Our willingness to intervene overseas has made the world a better place.
Victor Davis Hanson
Monday, May 30, 2011
The world is a better place because Adolf Hitler did not preserve his conquest of the European continent, and because the Greater East Asia Co-Prosperity Sphere of Hideki Tojo and his militarists imploded at Midway, Guadalcanal, and Okinawa. Italy and the Mediterranean were far better off without Benito Mussolini and his mad plans for a renewed but debased Roman Empire, which ended on his own Italian soil at exotic-named places like Anzio and Monte Cassino.
The dream of Soviet rulers from Stalin to Brezhnev was a global gulag overseen from the blood-stained Communist Kremlin. It ended only through the 50-year deterrence of the American military. South Korea, the Philippines, and Taiwan are somehow still free and independent — and would not be without American carriers, jets, and submarines.
Our generation’s own rogues’ gallery of killers — Saddam Hussein, Slobodan Milosevic, Manuel Noriega, and the Taliban — have lost their tyrannies. If South America chooses to become Communist, it will be by its own volition and not because of an unfettered cross-border invasion from Cuba, Nicaragua, or Venezuela. Even our enemies can export or import oil freely from the Middle East without worries of armed intervention or piracy — as long as an American carrier is nearby in the Gulf.
It seems as if the more Europe disarms and gnashes at the United States, the more we are there when it needs us. If an ascendant China decides to bully Japan or Taiwan in earnest, only one country can thwart it. No one will call the European Union or Russia should North Korea tomorrow cross the 38th parallel or Iran decide to launch a missile. If Turkey rearranges the border in Cyprus or claims airspace over the mid-Aegean, anti-American Greece will turn pro-American. There will be no second Holocaust, in part because of American military support for Israel.
The list of American wars, interventions, and campaigns, past and present, is endless — a source of serial political acrimony here at home over the human and financial cost and wisdom of spending American lives to better others. Sometimes we feel we are not good when we are not perfect, whether trying to stop a Stalinist North Vietnamese takeover of the south, or failing to secure Iraq before 2008. But the common story remains the same: For nearly a century, the American soldier has often been the last, indeed the only, impediment to butchery, enslavement, and autocracy.

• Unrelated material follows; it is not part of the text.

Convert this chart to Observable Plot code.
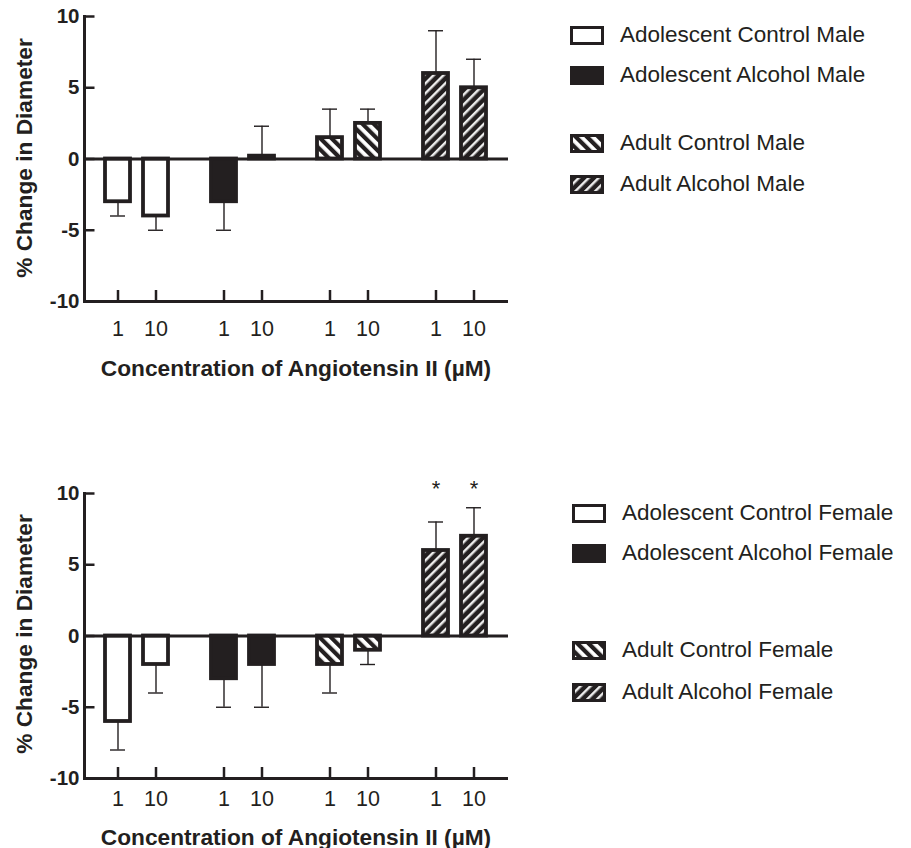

It was the custom of great leaders from Pericles to Napoleon to declare that the graves of their soldiers in far-off foreign soils were testaments to their nations’ grandeur, power, and reach; yet our white crosses in American cemeteries from Epinal, St.-Mihiel, and Normandy to Manila, Tunisia, and Sicily are tributes to American military courage and competency — and a willingness to see an end to wars that brutal men started and might have won had our youth not crossed the seas.
We should remember all that in the present age of cynicism and nihilism, recalling that nothing has really changed, as some Americans this Memorial Day seek to foster something better than Saddam Hussein, the Taliban, and Moammar Qaddafi. Behind every American soldier, dozens of their countrymen tonight sleep soundly — and hundreds more in their shadow abroad will wake up alive and safe.